* [Required work]:
Please quote the material exactly, every line of it.

* [Dataset content]:
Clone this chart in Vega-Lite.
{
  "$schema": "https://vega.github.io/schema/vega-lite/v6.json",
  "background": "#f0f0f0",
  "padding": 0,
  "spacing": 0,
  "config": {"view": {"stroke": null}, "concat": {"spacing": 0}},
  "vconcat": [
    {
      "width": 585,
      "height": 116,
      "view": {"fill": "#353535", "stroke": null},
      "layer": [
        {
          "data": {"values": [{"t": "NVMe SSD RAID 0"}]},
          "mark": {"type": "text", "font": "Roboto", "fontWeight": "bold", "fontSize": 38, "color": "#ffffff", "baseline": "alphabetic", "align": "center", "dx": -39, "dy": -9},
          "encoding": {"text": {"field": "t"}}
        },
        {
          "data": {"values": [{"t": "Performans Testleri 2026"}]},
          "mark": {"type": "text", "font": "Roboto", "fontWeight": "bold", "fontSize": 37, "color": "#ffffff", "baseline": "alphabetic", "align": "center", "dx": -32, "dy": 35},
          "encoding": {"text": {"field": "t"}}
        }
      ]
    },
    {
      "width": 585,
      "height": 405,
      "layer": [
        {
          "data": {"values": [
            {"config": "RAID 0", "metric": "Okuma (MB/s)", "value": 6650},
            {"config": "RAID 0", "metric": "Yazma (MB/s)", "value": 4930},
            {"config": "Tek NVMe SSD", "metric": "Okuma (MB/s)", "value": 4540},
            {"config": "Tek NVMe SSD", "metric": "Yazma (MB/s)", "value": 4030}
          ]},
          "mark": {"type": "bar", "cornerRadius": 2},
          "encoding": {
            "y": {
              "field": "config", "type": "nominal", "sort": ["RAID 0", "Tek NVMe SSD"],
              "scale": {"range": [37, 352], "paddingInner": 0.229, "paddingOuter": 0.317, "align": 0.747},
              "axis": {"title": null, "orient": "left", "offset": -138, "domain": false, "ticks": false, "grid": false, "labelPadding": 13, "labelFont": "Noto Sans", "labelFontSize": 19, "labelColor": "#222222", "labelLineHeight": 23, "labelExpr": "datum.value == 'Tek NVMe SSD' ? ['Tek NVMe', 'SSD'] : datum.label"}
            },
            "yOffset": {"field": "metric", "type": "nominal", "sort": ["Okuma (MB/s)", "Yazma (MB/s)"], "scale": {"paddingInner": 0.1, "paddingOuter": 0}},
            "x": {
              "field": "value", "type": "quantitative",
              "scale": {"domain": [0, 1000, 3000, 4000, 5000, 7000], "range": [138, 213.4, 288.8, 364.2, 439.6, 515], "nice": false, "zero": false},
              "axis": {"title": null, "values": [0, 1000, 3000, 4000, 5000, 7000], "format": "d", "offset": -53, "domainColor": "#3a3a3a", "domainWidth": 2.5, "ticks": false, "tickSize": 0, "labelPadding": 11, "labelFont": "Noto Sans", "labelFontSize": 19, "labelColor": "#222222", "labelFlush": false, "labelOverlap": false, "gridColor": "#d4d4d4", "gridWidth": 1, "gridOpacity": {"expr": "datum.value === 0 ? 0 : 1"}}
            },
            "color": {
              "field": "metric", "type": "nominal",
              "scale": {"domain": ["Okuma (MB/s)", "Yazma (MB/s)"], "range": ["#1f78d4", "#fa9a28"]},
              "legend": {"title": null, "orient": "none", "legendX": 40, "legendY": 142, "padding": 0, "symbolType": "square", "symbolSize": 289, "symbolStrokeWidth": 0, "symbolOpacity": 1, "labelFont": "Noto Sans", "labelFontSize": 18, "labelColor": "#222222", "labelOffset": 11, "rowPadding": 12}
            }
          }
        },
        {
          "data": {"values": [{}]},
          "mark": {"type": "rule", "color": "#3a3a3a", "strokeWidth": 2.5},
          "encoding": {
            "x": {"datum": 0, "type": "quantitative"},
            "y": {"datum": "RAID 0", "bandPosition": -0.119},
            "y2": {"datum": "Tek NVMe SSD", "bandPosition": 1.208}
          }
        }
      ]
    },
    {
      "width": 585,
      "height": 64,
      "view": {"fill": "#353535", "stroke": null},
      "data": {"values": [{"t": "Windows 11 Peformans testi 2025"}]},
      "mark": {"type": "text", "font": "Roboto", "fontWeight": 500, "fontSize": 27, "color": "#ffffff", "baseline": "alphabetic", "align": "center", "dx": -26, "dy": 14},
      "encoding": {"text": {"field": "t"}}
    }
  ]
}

* [Expected output]:
Clone this chart in Vega-Lite.
{
  "$schema": "https://vega.github.io/schema/vega-lite/v6.json",
  "background": "#f0f0f0",
  "padding": 0,
  "spacing": 0,
  "config": {"view": {"stroke": null}, "concat": {"spacing": 0}},
  "vconcat": [
    {
      "width": 585,
      "height": 116,
      "view": {"fill": "#353535", "stroke": null},
      "layer": [
        {
          "data": {"values": [{"t": "NVMe SSD RAID 0"}]},
          "mark": {"type": "text", "font": "Roboto", "fontWeight": "bold", "fontSize": 38, "color": "#ffffff", "baseline": "alphabetic", "align": "center", "dx": -39, "dy": -9},
          "encoding": {"text": {"field": "t"}}
        },
        {
          "data": {"values": [{"t": "Performans Testleri 2026"}]},
          "mark": {"type": "text", "font": "Roboto", "fontWeight": "bold", "fontSize": 37, "color": "#ffffff", "baseline": "alphabetic", "align": "center", "dx": -32, "dy": 35},
          "encoding": {"text": {"field": "t"}}
        }
      ]
    },
    {
      "width": 585,
      "height": 405,
      "layer": [
        {
          "data": {"values": [
            {"config": "RAID 0", "metric": "Okuma (MB/s)", "value": 6650},
            {"config": "RAID 0", "metric": "Yazma (MB/s)", "value": 4930},
            {"config": "Tek NVMe SSD", "metric": "Okuma (MB/s)", "value": 4540},
            {"config": "Tek NVMe SSD", "metric": "Yazma (MB/s)", "value": 4030}
          ]},
          "mark": {"type": "bar", "cornerRadius": 2},
          "encoding": {
            "y": {
              "field": "config", "type": "nominal", "sort": ["RAID 0", "Tek NVMe SSD"],
              "scale": {"range": [37, 352], "paddingInner": 0.229, "paddingOuter": 0.317, "align": 0.747},
              "axis": {"title": null, "orient": "left", "offset": -138, "domain": false, "ticks": false, "grid": false, "labelPadding": 13, "labelFont": "Noto Sans", "labelFontSize": 19, "labelColor": "#222222", "labelLineHeight": 23, "labelExpr": "datum.value == 'Tek NVMe SSD' ? ['Tek NVMe', 'SSD'] : datum.label"}
            },
            "yOffset": {"field": "metric", "type": "nominal", "sort": ["Okuma (MB/s)", "Yazma (MB/s)"], "scale": {"paddingInner": 0.1, "paddingOuter": 0}},
            "x": {
              "field": "value", "type": "quantitative",
              "scale": {"domain": [0, 1000, 3000, 4000, 5000, 7000], "range": [138, 213.4, 288.8, 364.2, 439.6, 515], "nice": false, "zero": false},
              "axis": {"title": null, "values": [0, 1000, 3000, 4000, 5000, 7000], "format": "d", "offset": -53, "domainColor": "#3a3a3a", "domainWidth": 2.5, "ticks": false, "tickSize": 0, "labelPadding": 11, "labelFont": "Noto Sans", "labelFontSize": 19, "labelColor": "#222222", "labelFlush": false, "labelOverlap": false, "gridColor": "#d4d4d4", "gridWidth": 1, "gridOpacity": {"expr": "datum.value === 0 ? 0 : 1"}}
            },
            "color": {
              "field": "metric", "type": "nominal",
              "scale": {"domain": ["Okuma (MB/s)", "Yazma (MB/s)"], "range": ["#1f78d4", "#fa9a28"]},
              "legend": {"title": null, "orient": "none", "legendX": 40, "legendY": 142, "padding": 0, "symbolType": "square", "symbolSize": 289, "symbolStrokeWidth": 0, "symbolOpacity": 1, "labelFont": "Noto Sans", "labelFontSize": 18, "labelColor": "#222222", "labelOffset": 11, "rowPadding": 12}
            }
          }
        },
        {
          "data": {"values": [{}]},
          "mark": {"type": "rule", "color": "#3a3a3a", "strokeWidth": 2.5},
          "encoding": {
            "x": {"datum": 0, "type": "quantitative"},
            "y": {"datum": "RAID 0", "bandPosition": -0.119},
            "y2": {"datum": "Tek NVMe SSD", "bandPosition": 1.208}
          }
        }
      ]
    },
    {
      "width": 585,
      "height": 64,
      "view": {"fill": "#353535", "stroke": null},
      "data": {"values": [{"t": "Windows 11 Peformans testi 2025"}]},
      "mark": {"type": "text", "font": "Roboto", "fontWeight": 500, "fontSize": 27, "color": "#ffffff", "baseline": "alphabetic", "align": "center", "dx": -26, "dy": 14},
      "encoding": {"text": {"field": "t"}}
    }
  ]
}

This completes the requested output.